** Start of Excerpted data **
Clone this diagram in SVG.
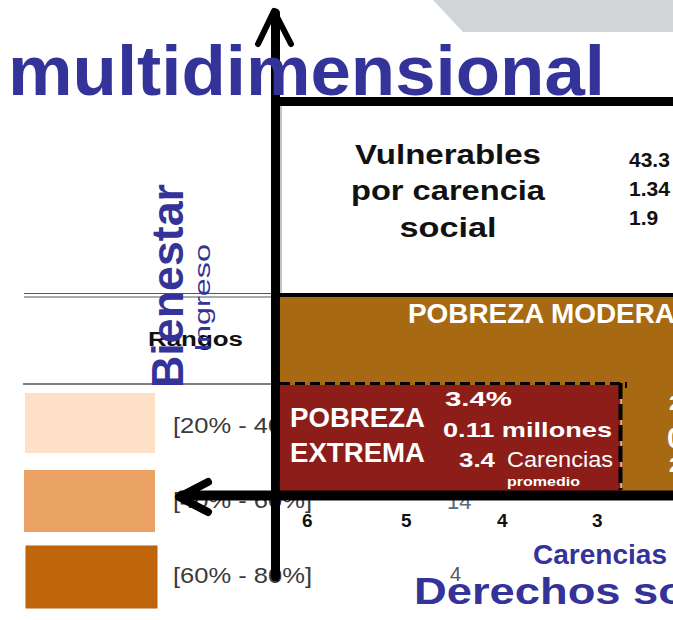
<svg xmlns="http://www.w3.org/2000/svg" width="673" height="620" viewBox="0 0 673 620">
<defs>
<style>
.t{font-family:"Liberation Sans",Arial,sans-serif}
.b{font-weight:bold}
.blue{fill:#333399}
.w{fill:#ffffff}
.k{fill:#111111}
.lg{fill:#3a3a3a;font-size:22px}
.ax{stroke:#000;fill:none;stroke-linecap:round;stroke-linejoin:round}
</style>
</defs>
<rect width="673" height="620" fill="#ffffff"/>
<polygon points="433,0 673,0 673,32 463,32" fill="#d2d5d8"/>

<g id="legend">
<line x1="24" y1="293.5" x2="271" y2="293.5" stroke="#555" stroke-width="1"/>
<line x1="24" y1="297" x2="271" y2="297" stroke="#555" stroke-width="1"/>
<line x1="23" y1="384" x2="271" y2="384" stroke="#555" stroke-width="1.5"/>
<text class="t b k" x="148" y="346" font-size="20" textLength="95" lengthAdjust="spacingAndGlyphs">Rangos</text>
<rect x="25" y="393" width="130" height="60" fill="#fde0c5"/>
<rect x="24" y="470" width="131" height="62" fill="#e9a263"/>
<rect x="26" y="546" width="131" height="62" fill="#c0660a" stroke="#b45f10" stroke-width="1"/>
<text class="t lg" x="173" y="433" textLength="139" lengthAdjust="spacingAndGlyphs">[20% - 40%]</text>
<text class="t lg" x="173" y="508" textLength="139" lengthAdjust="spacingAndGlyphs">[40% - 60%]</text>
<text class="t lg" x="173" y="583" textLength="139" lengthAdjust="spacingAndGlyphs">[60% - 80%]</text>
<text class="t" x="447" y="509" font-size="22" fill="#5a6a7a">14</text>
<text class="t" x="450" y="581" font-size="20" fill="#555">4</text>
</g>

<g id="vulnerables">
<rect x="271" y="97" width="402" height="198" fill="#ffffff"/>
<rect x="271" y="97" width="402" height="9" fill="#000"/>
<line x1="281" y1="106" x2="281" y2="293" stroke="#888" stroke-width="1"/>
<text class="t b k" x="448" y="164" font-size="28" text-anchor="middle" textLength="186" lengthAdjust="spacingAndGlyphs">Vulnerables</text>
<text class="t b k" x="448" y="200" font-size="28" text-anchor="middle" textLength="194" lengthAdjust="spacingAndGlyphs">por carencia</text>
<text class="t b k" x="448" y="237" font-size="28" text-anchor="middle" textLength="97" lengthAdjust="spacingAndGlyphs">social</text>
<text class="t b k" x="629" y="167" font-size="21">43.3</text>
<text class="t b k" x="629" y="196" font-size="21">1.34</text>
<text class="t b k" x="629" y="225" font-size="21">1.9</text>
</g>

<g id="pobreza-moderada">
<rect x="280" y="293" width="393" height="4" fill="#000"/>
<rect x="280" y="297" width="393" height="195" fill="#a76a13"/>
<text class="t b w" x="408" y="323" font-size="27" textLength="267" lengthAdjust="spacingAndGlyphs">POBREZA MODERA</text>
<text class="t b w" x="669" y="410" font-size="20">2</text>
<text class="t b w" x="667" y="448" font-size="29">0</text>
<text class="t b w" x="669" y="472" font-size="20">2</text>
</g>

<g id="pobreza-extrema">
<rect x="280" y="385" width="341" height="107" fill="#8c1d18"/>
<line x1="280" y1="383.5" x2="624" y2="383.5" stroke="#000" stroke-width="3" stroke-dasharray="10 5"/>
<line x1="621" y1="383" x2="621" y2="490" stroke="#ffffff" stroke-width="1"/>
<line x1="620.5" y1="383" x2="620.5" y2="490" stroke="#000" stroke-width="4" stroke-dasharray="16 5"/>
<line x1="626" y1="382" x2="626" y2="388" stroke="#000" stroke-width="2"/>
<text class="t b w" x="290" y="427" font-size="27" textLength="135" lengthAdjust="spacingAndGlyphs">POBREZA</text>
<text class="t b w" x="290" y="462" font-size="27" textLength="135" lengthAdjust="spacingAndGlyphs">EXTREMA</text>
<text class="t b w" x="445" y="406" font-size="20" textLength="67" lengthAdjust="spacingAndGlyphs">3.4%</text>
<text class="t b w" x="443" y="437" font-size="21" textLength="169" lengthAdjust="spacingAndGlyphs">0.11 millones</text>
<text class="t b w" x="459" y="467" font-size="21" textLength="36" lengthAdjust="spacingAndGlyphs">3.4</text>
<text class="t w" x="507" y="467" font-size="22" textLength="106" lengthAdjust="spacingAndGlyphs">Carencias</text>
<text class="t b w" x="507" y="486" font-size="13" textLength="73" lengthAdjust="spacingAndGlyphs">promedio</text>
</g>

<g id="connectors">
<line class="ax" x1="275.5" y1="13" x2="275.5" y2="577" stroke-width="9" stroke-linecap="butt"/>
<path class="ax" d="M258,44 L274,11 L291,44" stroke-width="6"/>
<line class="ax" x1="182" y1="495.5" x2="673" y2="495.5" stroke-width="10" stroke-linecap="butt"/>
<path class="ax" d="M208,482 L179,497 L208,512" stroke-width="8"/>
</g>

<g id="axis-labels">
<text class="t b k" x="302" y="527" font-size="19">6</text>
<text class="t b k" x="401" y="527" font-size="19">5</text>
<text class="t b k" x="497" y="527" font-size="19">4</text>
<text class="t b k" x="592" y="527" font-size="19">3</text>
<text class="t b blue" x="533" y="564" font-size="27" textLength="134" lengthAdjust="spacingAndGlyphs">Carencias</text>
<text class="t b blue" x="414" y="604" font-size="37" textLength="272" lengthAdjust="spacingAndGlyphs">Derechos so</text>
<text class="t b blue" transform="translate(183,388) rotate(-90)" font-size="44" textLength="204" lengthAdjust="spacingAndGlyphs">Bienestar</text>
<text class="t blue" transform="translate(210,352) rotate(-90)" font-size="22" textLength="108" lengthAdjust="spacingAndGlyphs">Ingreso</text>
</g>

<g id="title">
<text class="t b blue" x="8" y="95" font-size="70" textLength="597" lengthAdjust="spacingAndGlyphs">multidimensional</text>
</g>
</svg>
** End of Excerpted data **
** Start of Excerpted data **
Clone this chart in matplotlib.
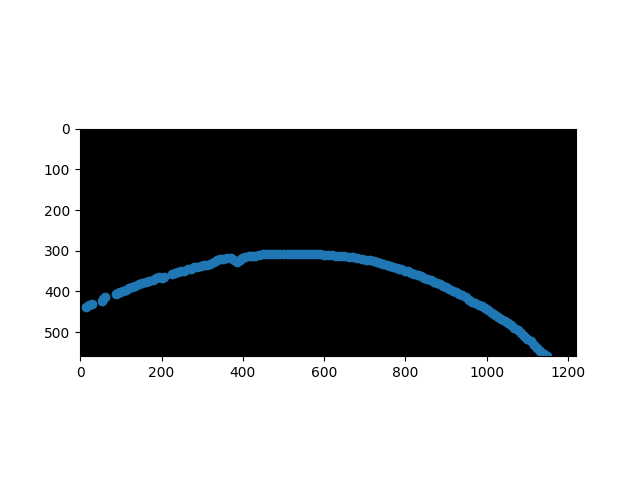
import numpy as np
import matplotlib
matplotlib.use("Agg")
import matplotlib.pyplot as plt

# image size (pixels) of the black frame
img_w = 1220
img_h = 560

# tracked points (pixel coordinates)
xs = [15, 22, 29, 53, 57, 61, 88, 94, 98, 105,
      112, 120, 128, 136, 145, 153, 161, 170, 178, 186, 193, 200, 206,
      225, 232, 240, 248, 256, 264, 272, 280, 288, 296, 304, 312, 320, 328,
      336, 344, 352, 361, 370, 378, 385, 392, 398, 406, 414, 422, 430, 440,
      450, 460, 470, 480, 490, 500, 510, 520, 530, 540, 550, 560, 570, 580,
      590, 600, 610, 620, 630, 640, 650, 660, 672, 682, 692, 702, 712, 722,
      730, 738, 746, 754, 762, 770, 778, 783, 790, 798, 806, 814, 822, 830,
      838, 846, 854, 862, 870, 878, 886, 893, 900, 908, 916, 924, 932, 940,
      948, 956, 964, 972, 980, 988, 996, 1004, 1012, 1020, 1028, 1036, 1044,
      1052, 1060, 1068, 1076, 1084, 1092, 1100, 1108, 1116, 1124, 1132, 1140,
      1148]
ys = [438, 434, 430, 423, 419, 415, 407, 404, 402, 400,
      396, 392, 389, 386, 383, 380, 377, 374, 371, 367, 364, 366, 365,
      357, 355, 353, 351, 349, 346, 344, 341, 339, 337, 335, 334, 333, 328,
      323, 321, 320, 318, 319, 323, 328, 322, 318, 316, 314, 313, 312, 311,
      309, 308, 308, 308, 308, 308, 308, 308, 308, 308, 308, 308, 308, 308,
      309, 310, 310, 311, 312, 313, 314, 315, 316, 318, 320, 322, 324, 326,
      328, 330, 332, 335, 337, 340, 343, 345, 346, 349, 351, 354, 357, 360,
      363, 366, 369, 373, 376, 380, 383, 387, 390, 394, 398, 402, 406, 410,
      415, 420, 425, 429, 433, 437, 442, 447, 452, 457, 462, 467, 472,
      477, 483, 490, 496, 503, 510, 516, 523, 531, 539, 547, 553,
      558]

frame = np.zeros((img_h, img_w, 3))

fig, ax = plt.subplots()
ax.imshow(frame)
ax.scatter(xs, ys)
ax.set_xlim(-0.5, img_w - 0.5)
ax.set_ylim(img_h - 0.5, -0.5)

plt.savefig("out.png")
** End of Excerpted data **
**Short problem**
Report the number of lines in the entries above that include the word "Clone" and add nothing to it.

**Written reply**
2